Question
Derive the equation for the torque acting on a current carrying loop placed at an angle $\theta$ with uniform magnetic field $(\vec{B})$.
✓
Answer
→As shown in the figure (a), the coil is placed in such a way that the magnetic field marks an angle $\theta$ with normal to the coil.
→The current passing through the coil is I. The length and width of the coil are $a$ and $b$ respectively.
→The force on the arm BC of the coil due to the current is $F _1= I a B \cos \theta$ and the force on the $\operatorname{arm} AD$ is $F _2= I a B \cos \theta$.
→Since, both these forces are equal, opposite and act along the axis of the coil, the resultant force and torque is zero.
→Similarly, the force acting perpendicular to the side AB and CD of the coil is $F _1{ }^{\prime}= F _2{ }^{\prime}= I b B$ respectively.
→Since, these two forces are equal in magnitude and opposite to each other the net force is zero. But they are non collinear, they form a couple, so a torque is exerted on the coil.
→From the figure (b) the torque acting on the coil.
$\begin{aligned}
\tau & =\left( F _1{ }^{\prime}\right) \frac{a}{2} \sin \theta+\left( F _2{ }^{\prime}\right)\left(\frac{a}{2}\right) \sin \theta \\
\therefore \tau & = I b B\left(\frac{a}{2}\right) \sin \theta+ I b B\left(\frac{a}{2}\right) \sin \theta \\
\therefore \quad \tau & =2 I b B \frac{a}{2} \sin \theta \\
\therefore \tau & = IB (a b) \sin \theta
\end{aligned}$
But $a b= A$ is the area of the rectangle.
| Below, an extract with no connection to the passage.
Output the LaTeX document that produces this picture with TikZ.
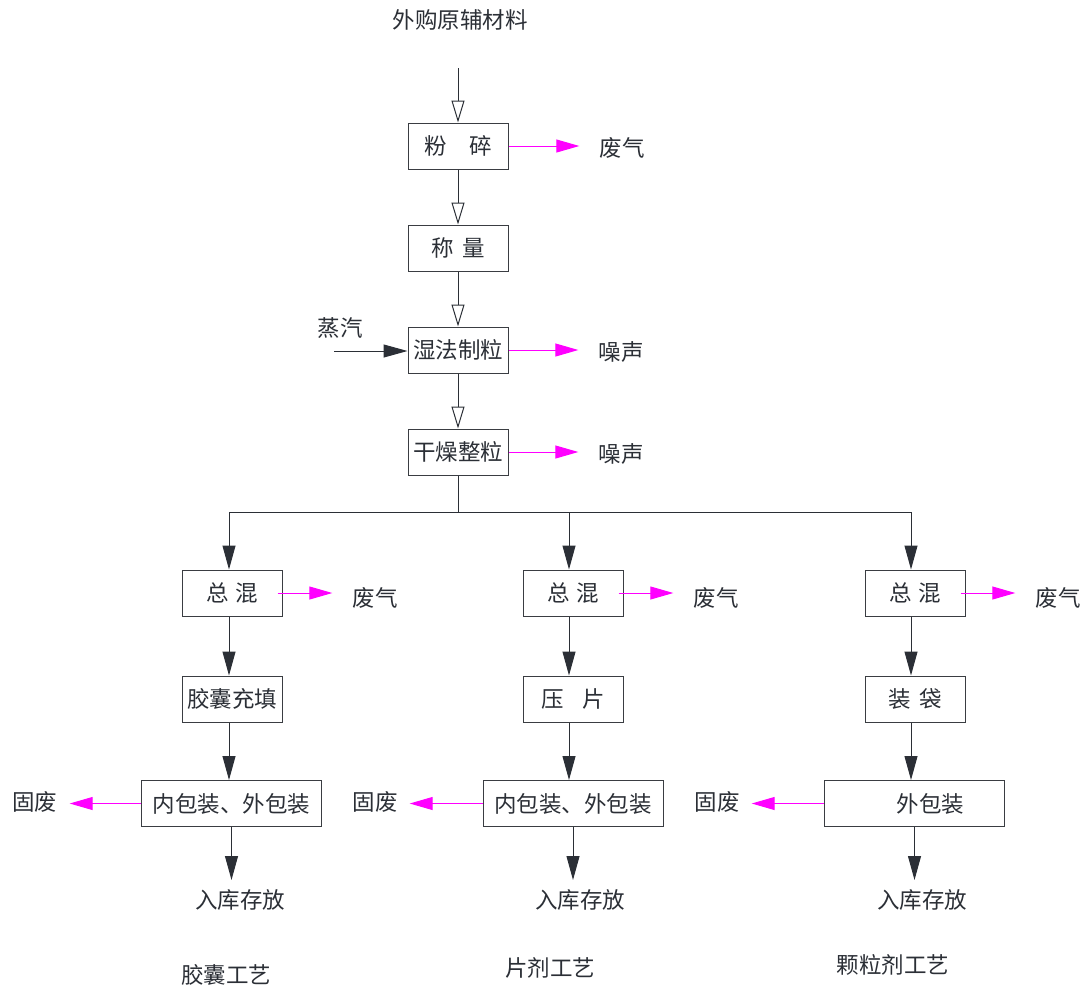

$\therefore \tau= IAB \sin \theta$
→Vector form, $\vec{\tau}=I \vec{A} \times \vec{B}$
→But the magnetic dipole moment $\vec{m}= I \overrightarrow{ A }$
→The direction of the magnetic dipole moment is in the direction of area vector.
→Thus, torque acting on the coil $\vec{\tau}=\vec{m} \times \overrightarrow{ B } \ldots$
→If there are N turns in the coil then the torque is $\tau= NIAB \sin \theta$
Where, NIA $=m$ (magnetic moment)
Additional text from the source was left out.